TASK TO CARRY OUT: Print the listing from its top line through the line containing "(201,9) rectangle (599,414);", nothing more, and leave out the pictures.

DATA SECTION:
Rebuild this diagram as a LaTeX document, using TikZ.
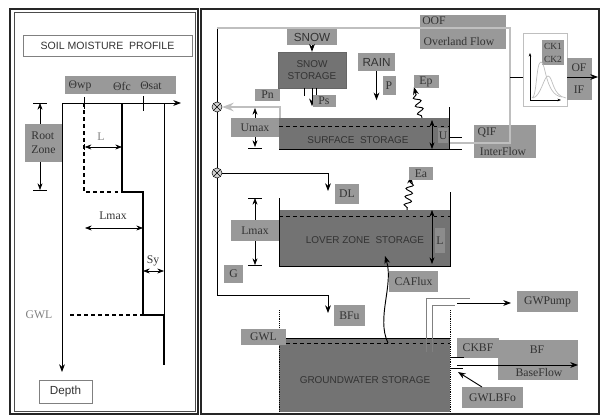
\documentclass[tikz,border=0pt]{standalone}
\usepackage{fontspec}
\setmainfont{Liberation Serif}
\setsansfont{Liberation Sans}
\usetikzlibrary{arrows.meta,decorations.pathmorphing}
\definecolor{boxgray}{gray}{0.6}
\definecolor{storegray}{gray}{0.45}
\definecolor{softgray}{gray}{0.55}
\definecolor{linegray}{gray}{0.75}
\definecolor{inkgray}{gray}{0.2}
\newcommand{\storefont}{\sffamily\fontsize{8.5}{10}\selectfont}

\begin{document}
\begin{tikzpicture}[x=0.03cm,y=-0.03cm,>=Stealth,
  lbl/.style={fill=boxgray,inner sep=1pt,text=inkgray},
  txt/.style={inner sep=0pt,text=inkgray},
  sz/.style 2 args={minimum width=#1*0.03cm,minimum height=#2*0.03cm},
  titlebox/.style={draw=gray,fill=white,inner sep=1pt,text=inkgray},
  store/.style={fill=storegray,draw=black!60,text=inkgray,font=\storefont},
  flow/.style={->,thick},
  dim/.style={<->,semithick},
  wave/.style={->,thick,decorate,decoration={snake,amplitude=3pt,segment length=7pt,pre length=2pt,post length=4pt}},
  junction/.style={circle,draw,fill=gray!35,inner sep=0pt,minimum size=0.3cm,
    path picture={\draw (path picture bounding box.north west) -- (path picture bounding box.south east)
      (path picture bounding box.north east) -- (path picture bounding box.south west);}}]
\useasboundingbox (0,0) rectangle (602,417);

% frames
\draw[line width=1.6pt,black!85] (10,9) rectangle (198,414);
\draw[black!70] (14,12) rectangle (195,411);
\draw[line width=1.6pt,black!85] (201,9) rectangle (599,414);

% soil moisture profile
\node[titlebox,font=\sffamily\small,sz={169}{21}] (smp) at (107.5,45.5) {SOIL MOISTURE\ \ PROFILE};
\node[lbl,sz={111}{18}] (thetas) at (120.5,85) {};
\node[txt] (twp) at (80,86) {Θwp};
\node[txt] (tfc) at (122,86) {Θfc};
\node[txt] (tsat) at (151,86) {Θsat};
\coordinate (o) at (62,103);
\draw[thick,->] (o) -- (181,103);
\draw[thick,->] (o) -- (62,372);
\draw[thick] (84,97) -- (84,109) (143,96) -- (143,111);
\draw[very thick,dashed] (84,103) -- (84,192) -- (122,192);
\draw[very thick] (122,103) -- (122,192) -- (143,192) -- (143,315) -- (164,315) -- (164,365);
\draw[semithick] (164,103) -- (164,315);
\draw[very thick,dashed] (70,315) -- (143,315);
\node[txt,text=gray] (gwla) at (39,315) {GWL};
\draw[semithick,|<->] (84,147) -- (122,147);
\node[txt,text=gray] (la) at (101,137) {L};
\draw[dim] (85,228) -- (143,228);
\node[txt] (lmaxa) at (113,216) {Lmax};
\draw[dim] (143,271) -- (164,271);
\node[txt] (sy) at (153,261) {Sy};
\draw[semithick] (33,103) -- (47,103) (33,190) -- (47,190);
\draw[dim] (40,103) -- (40,190);
\node[lbl,sz={37}{38},align=left] (root) at (43.5,143) {Root\\Zone};
\node[titlebox,font=\sffamily,sz={53}{23}] (depth) at (65.5,391.5) {Depth};

% storages
\node[store,sz={68}{36},align=center] (snowstore) at (312,70) {SNOW\\STORAGE};
\node[store,draw=none,sz={170}{31}] (surface) at (364,133.5) {};
\node[store,draw=none,sz={171}{56}] (lower) at (364.5,238) {};
\node[store,draw=none,sz={171}{74}] (ground) at (364.5,375) {};
\node[txt,font=\storefont] (surftxt) at (358,140) {SURFACE\ \ STORAGE};
\node[txt,font=\storefont] (lowtxt) at (365,240) {LOVER ZONE\ \ STORAGE};
\node[txt,font=\storefont] (gwtxt) at (365,380) {GROUNDWATER STORAGE};
\draw[semithick] (449,107) -- (449,149) (279,149) -- (449,149);
\draw[thick,dashed] (279,126) -- (449,126);
\draw[semithick] (279,198) -- (279,266) -- (450,266) -- (450,192);
\draw[thick,dashed] (279,216) -- (450,216);
\draw[thick] (279,338) -- (450,338);
\draw[thick,dashed] (279,343) -- (450,343);
\draw[densely dotted,semithick] (279,310) -- (279,412) (450,310) -- (450,412);

% inputs
\node[lbl,font=\sffamily,sz={50}{16}] (snow) at (312,37) {SNOW};
\draw[flow] (snow) -- (snowstore);
\draw[semithick] (304,88) -- (304,96) (316,88) -- (316,96);
\draw[flow] (snowstore.south) -- ++(0,18);
\node[lbl,sz={23}{12}] (ps) at (324,101) {Ps};
\node[lbl,font=\sffamily,sz={37}{18}] (rain) at (376.5,62) {RAIN};
\draw[flow] (rain.south) -- ++(0,29);
\node[lbl,sz={13}{19}] (p) at (389,85.5) {P};
\draw[wave] (422,118) -- (414,87);
\node[lbl,sz={25}{13}] (ep) at (426,81.5) {Ep};

% junctions and rail
\node[junction] (j1) at (217,107) {};
\node[junction] (j2) at (217,173) {};
\node[lbl,sz={25}{12}] (pn) at (267.5,95) {Pn};
\draw[linegray,line width=1.5pt,->] (280,118) -- (280,107) -- (j1);
\draw[thick] (217,28) -- (j1) -- (j2);
\draw[thick,->] (j2) -- (217,295) -- (328,295) -- (328,313);
\draw[thick,->] (j2) -- (328,173) -- (328,191);
\node[lbl,sz={24}{20}] (dl) at (347,194) {DL};
\node[lbl,sz={31}{21}] (bfu) at (349.5,315.5) {BFu};
\node[lbl,sz={19}{18}] (g) at (233.5,274) {G};

% capacities
\draw[semithick] (248,148) -- (262,148);
\draw[dim] (255,108) -- (255,147);
\node[lbl,sz={48}{19}] (umax) at (255,127.5) {Umax};
\draw[semithick] (248,198) -- (262,198) (248,265) -- (262,265);
\draw[dim] (255,198) -- (255,265);
\node[lbl,sz={48}{21}] (lmaxb) at (255,230.5) {Lmax};
\draw[dim] (432,120) -- (432,149);
\node[lbl,fill=softgray,inner sep=0pt,sz={10}{15}] (u) at (443,135.5) {U};
\draw[dim] (432,210) -- (432,264);
\node[lbl,fill=softgray,inner sep=0pt,sz={10}{25}] (l) at (440,240.5) {L};
\draw[wave] (407,210) -- (411,176);
\node[lbl,sz={24}{13}] (ea) at (421,173.5) {Ea};
\draw[thick,->] (388,343) .. controls (376,318) and (394,285) .. (385,256);
\node[lbl,sz={49}{21}] (caflux) at (413.5,281.5) {CAFlux};
\node[lbl,sz={45}{16}] (gwlb) at (263.5,337) {GWL};

% surface outflows
\node[lbl,sz={86}{34}] (oof) at (463,32) {};
\node[txt] (ooftxt) at (434,21) {OOF};
\node[txt] (overland) at (459,41) {Overland Flow};
\node[lbl,sz={62}{33}] (qif) at (505,141.5) {};
\node[txt] (qiftxt) at (487,133) {QIF};
\node[txt] (interflow) at (503,151) {InterFlow};
\draw[semithick] (449,137) -- (462,137) (449,149) -- (462,149);
\draw[linegray,line width=1.2pt] (217,28) -- (510,28) -- (510,143) -- (450,143);

% routing
\node[draw=linegray,thick,fill=white,sz={44}{73}] (route) at (545,69.5) {};
\node[lbl,sz={22}{25}] (ck) at (553,52.5) {};
\node[txt,font=\footnotesize] (ck1) at (553,46) {CK1};
\node[txt,font=\footnotesize] (ck2) at (553,59) {CK2};
\draw[linegray,semithick] (532,98) .. controls (537,97) and (536,62) .. (541,62) .. controls (546,62) and (545,95) .. (562,97);
\draw[linegray,semithick] (533,98) .. controls (541,96) and (544,76) .. (548,76) .. controls (553,76) and (552,96) .. (566,98);
\draw[semithick,-{Stealth[length=3pt]}] (530,100) -- (530,53);
\draw[semithick,-{Stealth[length=3pt]}] (530,100) -- (561,100);
\draw[thick] (510,77) -- (523,77);
\node[lbl,sz={25}{42}] (ofif) at (579.5,79) {};
\node[txt] (of) at (579,68) {OF};
\node[txt] (if) at (579,90) {IF};
\draw[thick,->] (567,77) -- (598,77);

% groundwater outflows
\draw[gray,semithick] (426,352) -- (426,298) -- (470,298) (432,352) -- (432,305) -- (455,305);
\draw[thick,->] (457,303) -- (511,303);
\node[lbl,sz={61}{21}] (gwpump) at (547.5,301.5) {GWPump};
\node[lbl,sz={80}{40}] (bf) at (538,360) {};
\node[lbl,sz={42}{20}] (ckbf) at (478,348) {CKBF};
\node[txt] (bftxt) at (537,350) {BF};
\node[txt] (baseflow) at (539,372) {BaseFlow};
\draw[semithick] (450,357) -- (464,357) (450,368) -- (463,368);
\draw[white,thick] (457,360) -- (498,360);
\draw[thick,->] (457,365) -- (578,365);
\node[lbl,sz={61}{21}] (gwlbfo) at (492.5,397.5) {GWLBFo};
\draw[thick,->] (482,387) -- (458,372);
\end{tikzpicture}
\end{document}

SOLVED PROBLEM:
Rebuild this diagram as a LaTeX document, using TikZ.
\documentclass[tikz,border=0pt]{standalone}
\usepackage{fontspec}
\setmainfont{Liberation Serif}
\setsansfont{Liberation Sans}
\usetikzlibrary{arrows.meta,decorations.pathmorphing}
\definecolor{boxgray}{gray}{0.6}
\definecolor{storegray}{gray}{0.45}
\definecolor{softgray}{gray}{0.55}
\definecolor{linegray}{gray}{0.75}
\definecolor{inkgray}{gray}{0.2}
\newcommand{\storefont}{\sffamily\fontsize{8.5}{10}\selectfont}

\begin{document}
\begin{tikzpicture}[x=0.03cm,y=-0.03cm,>=Stealth,
  lbl/.style={fill=boxgray,inner sep=1pt,text=inkgray},
  txt/.style={inner sep=0pt,text=inkgray},
  sz/.style 2 args={minimum width=#1*0.03cm,minimum height=#2*0.03cm},
  titlebox/.style={draw=gray,fill=white,inner sep=1pt,text=inkgray},
  store/.style={fill=storegray,draw=black!60,text=inkgray,font=\storefont},
  flow/.style={->,thick},
  dim/.style={<->,semithick},
  wave/.style={->,thick,decorate,decoration={snake,amplitude=3pt,segment length=7pt,pre length=2pt,post length=4pt}},
  junction/.style={circle,draw,fill=gray!35,inner sep=0pt,minimum size=0.3cm,
    path picture={\draw (path picture bounding box.north west) -- (path picture bounding box.south east)
      (path picture bounding box.north east) -- (path picture bounding box.south west);}}]
\useasboundingbox (0,0) rectangle (602,417);

% frames
\draw[line width=1.6pt,black!85] (10,9) rectangle (198,414);
\draw[black!70] (14,12) rectangle (195,411);
\draw[line width=1.6pt,black!85] (201,9) rectangle (599,414);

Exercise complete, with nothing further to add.